Double page spread in Nicole Vedrè s’s book Images du cinema français (Paris: Les Editions du Chõne, 1945), pp. 106-07, showing stills from Marcel Carne’s Le jour se lève (1939).

Covers of Andre Labarthe’s journal Constellation, in the background of a scene from La Vie commence demain/Life Begins Tomorrow (Nicole Vedrè s, 1950).
Taken from: Cerecina, I., “New Legibilities: Re-Thinking Postwar French Film with Nicole Vedrès’ La Vie commence demain (1950).” Screen, 63/2 (Summer 2022), pp. 158-181. (9,100 words) available here.
Extract
For too long, the films of Nicole Vedrès1 (1911–65) have failed to receive the recognition they merit, her name appearing infrequently, discreetly or not at all in the major accounts of post-war French cinema. An important figure in the intellectual circles of Saint-Germain-des-Prés, Vedrès was a novelist, journalist, and latterly a television personality who directed a handful of innovative short and feature-length documentary films between 1947 and 1953: Paris 1900 (1947), La Vie commence demain/Life Begins Tomorrow (1950), Amazone/Amazon (1951) and Aux frontières de l’homme/At the Frontiers of Man (1953). With subjects ranging from the belle époque and fin de siècle European history to post-war French intellectual currents in the arts and sciences, Vedrès inventively interweaves archival images, interviews, pedagogical interventions and voiceover commentary of a rare poetic acuity. In their fluid mixing of these constitutive elements, her films recontextualize images and ideas, placing them into new, productive relationships with one another, and in the process stake a claim on their contingency and fragility.
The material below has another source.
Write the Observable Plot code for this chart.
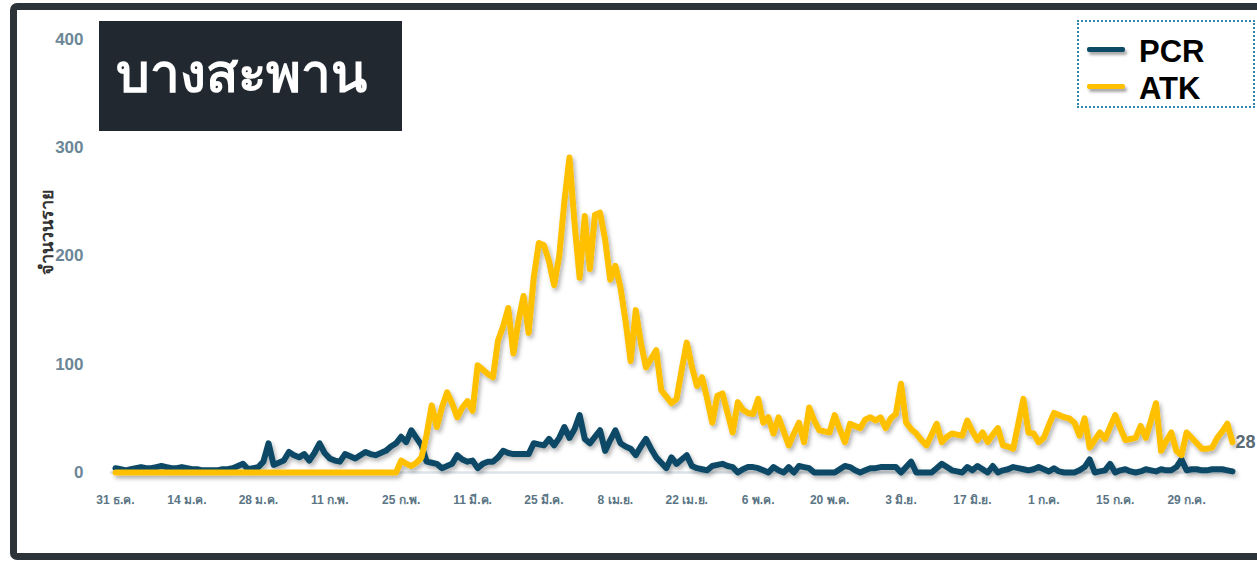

Vedrès’s cinema is, in short, one organized around two aesthetic and conceptual poles: history and montage. It displays a sensitivity to the hidden connections between discrete historical phenomena, and a belief in the transformative alchemy of montage as a means of producing a legibility of these connections. As such, although her films are about particular historical moments and ideas, in another sense they consider the nature of time itself, demonstrating how the joining of two images can reveal the often unexpected articulations of past, present and future against one another.